What you will do
Copy out every line exactly, passing over the pictures.

Data section
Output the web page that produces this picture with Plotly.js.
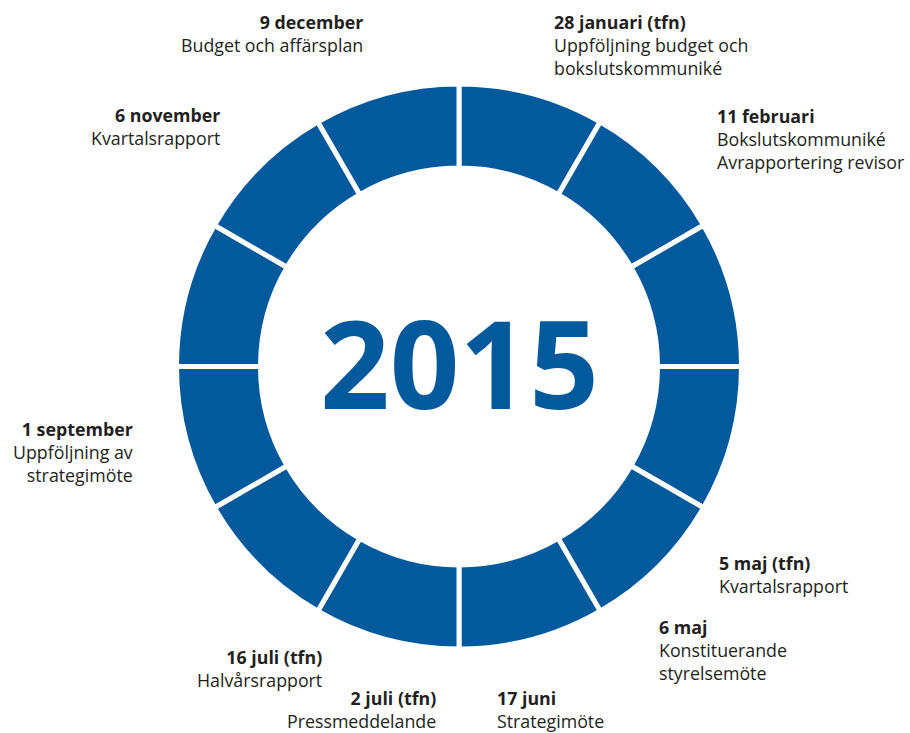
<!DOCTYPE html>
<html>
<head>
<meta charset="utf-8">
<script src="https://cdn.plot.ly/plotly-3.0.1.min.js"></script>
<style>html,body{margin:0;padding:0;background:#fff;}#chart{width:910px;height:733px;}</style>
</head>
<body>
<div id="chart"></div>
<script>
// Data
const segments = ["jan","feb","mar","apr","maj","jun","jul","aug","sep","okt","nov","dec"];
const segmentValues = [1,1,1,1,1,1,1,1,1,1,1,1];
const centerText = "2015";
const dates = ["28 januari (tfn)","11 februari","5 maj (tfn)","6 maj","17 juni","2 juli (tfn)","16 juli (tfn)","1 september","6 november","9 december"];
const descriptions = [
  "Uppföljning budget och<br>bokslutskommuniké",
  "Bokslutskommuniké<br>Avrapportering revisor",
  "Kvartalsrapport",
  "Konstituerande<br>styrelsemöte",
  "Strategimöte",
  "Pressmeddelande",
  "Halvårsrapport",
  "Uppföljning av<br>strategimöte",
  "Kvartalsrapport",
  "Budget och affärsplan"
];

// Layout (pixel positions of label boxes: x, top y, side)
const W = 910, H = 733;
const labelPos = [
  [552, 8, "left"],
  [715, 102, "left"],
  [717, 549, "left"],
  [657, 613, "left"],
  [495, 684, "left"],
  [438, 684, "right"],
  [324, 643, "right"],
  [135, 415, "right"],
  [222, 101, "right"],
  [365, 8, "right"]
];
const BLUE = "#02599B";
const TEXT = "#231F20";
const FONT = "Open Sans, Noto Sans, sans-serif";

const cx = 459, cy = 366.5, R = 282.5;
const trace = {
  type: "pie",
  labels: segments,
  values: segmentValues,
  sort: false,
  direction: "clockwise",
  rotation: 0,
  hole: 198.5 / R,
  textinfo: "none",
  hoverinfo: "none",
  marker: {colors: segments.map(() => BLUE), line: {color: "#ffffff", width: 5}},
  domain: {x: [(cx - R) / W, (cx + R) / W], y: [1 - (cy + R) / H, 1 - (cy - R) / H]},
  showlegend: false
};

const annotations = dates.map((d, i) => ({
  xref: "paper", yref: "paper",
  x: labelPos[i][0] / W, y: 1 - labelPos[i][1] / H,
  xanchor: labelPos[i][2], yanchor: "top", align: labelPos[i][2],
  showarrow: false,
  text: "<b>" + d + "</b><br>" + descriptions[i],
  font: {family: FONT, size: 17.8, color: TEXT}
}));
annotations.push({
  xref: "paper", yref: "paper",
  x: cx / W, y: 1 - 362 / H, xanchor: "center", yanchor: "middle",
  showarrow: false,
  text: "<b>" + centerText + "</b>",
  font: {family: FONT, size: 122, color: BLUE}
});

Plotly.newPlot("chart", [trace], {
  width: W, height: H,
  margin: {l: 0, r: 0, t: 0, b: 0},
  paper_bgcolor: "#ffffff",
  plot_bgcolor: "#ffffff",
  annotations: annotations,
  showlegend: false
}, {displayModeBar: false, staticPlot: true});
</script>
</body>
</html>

Exercise result
Output the web page that produces this picture with Plotly.js.
<!DOCTYPE html>
<html>
<head>
<meta charset="utf-8">
<script src="https://cdn.plot.ly/plotly-3.0.1.min.js"></script>
<style>html,body{margin:0;padding:0;background:#fff;}#chart{width:910px;height:733px;}</style>
</head>
<body>
<div id="chart"></div>
<script>
// Data
const segments = ["jan","feb","mar","apr","maj","jun","jul","aug","sep","okt","nov","dec"];
const segmentValues = [1,1,1,1,1,1,1,1,1,1,1,1];
const centerText = "2015";
const dates = ["28 januari (tfn)","11 februari","5 maj (tfn)","6 maj","17 juni","2 juli (tfn)","16 juli (tfn)","1 september","6 november","9 december"];
const descriptions = [
  "Uppföljning budget och<br>bokslutskommuniké",
  "Bokslutskommuniké<br>Avrapportering revisor",
  "Kvartalsrapport",
  "Konstituerande<br>styrelsemöte",
  "Strategimöte",
  "Pressmeddelande",
  "Halvårsrapport",
  "Uppföljning av<br>strategimöte",
  "Kvartalsrapport",
  "Budget och affärsplan"
];

// Layout (pixel positions of label boxes: x, top y, side)
const W = 910, H = 733;
const labelPos = [
  [552, 8, "left"],
  [715, 102, "left"],
  [717, 549, "left"],
  [657, 613, "left"],
  [495, 684, "left"],
  [438, 684, "right"],
  [324, 643, "right"],
  [135, 415, "right"],
  [222, 101, "right"],
  [365, 8, "right"]
];
const BLUE = "#02599B";
const TEXT = "#231F20";
const FONT = "Open Sans, Noto Sans, sans-serif";

const cx = 459, cy = 366.5, R = 282.5;
const trace = {
  type: "pie",
  labels: segments,
  values: segmentValues,
  sort: false,
  direction: "clockwise",
  rotation: 0,
  hole: 198.5 / R,
  textinfo: "none",
  hoverinfo: "none",
  marker: {colors: segments.map(() => BLUE), line: {color: "#ffffff", width: 5}},
  domain: {x: [(cx - R) / W, (cx + R) / W], y: [1 - (cy + R) / H, 1 - (cy - R) / H]},
  showlegend: false
};

const annotations = dates.map((d, i) => ({
  xref: "paper", yref: "paper",
  x: labelPos[i][0] / W, y: 1 - labelPos[i][1] / H,
  xanchor: labelPos[i][2], yanchor: "top", align: labelPos[i][2],
  showarrow: false,
  text: "<b>" + d + "</b><br>" + descriptions[i],
  font: {family: FONT, size: 17.8, color: TEXT}
}));
annotations.push({
  xref: "paper", yref: "paper",
  x: cx / W, y: 1 - 362 / H, xanchor: "center", yanchor: "middle",
  showarrow: false,
  text: "<b>" + centerText + "</b>",
  font: {family: FONT, size: 122, color: BLUE}
});

Plotly.newPlot("chart", [trace], {
  width: W, height: H,
  margin: {l: 0, r: 0, t: 0, b: 0},
  paper_bgcolor: "#ffffff",
  plot_bgcolor: "#ffffff",
  annotations: annotations,
  showlegend: false
}, {displayModeBar: false, staticPlot: true});
</script>
</body>
</html>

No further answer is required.